The amendment represents the most recent bipartisan effort by the Senators to secure an extension of the credit to provide certainty to wind energy businesses across the country. In February, they filed an amendment to the transportation bill to extend the credit; however, it was never brought to a vote. The Senators also joined several of their colleagues in sending a letter to Senate leadership urging them to consider legislation that will extend the PTC.
“Extending the wind Production Tax Credit is a real, tangible way Congress can help move the economy forward and keep good-paying U.S. jobs from being exported overseas to China and other countries,” Udall said. “This amendment complements my daily campaign to spur the Senate to renew the wind PTC. Congress must act to keep the United States on the cutting edge of renewable energy technology and on a path to secure our energy independence.”
Colorado is a wind energy leader, currently generating the third highest percentage of power from wind of any state in the nation. Colorado is home to several major wind energy developers and wind turbine manufacturing facilities, employing upwards of 6,000 workers statewide.
Kansas is ranked second in the United States in wind resource potential and leads the nation in wind capacity currently under construction. With hundreds of Kansans employed in manufacturing and installing wind farm components, Kansas is a national leader in wind energy production.
The PTC provides an income tax credit of 2.2 cents per kilowatt-hour for the first 10 years of electricity production from utility-scale turbines.
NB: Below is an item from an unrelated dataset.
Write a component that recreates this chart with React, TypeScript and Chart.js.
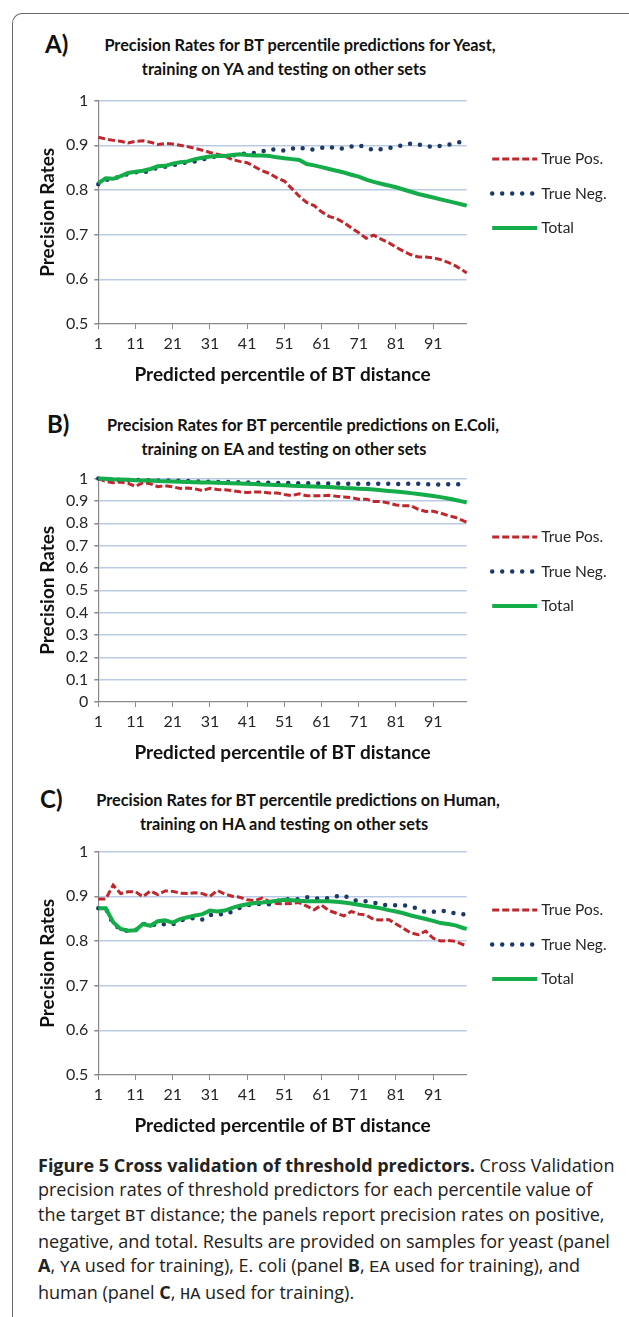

It is set to expire on Dec. 31 unless Congress extends it first. A recent study by Navigant Consulting found that extending the Production Tax Credit will allow the industry to grow to 100,000 jobs in just four years, while an expiration would kill 37,000 jobs within a year.
A House bill seeking to extend the PTC has 105 cosponsors, including 24 Republicans, while a similar Senate bill is cosponsored by seven Senators, including three Republicans. PTC extension efforts have received the endorsement of a broad coalition of more than 370 members, including the National Association of Manufacturers, the American Farm Bureau Federation, the Edison Electric Institute, and the Western Governors’ Association. A PTC extension also has the support of the U.S. Chamber of Commerce, the National Governors Association, and the bipartisan Governors’ Wind Energy Coalition, which includes 23 Republican and Democratic Governors from across the U.S. A PTC extension has been endorsed by a number of newspapers across the country, including the Houston Chronicle, The New York Times, the Denver Post, the Daily Oklahoman, and the Toledo Blade.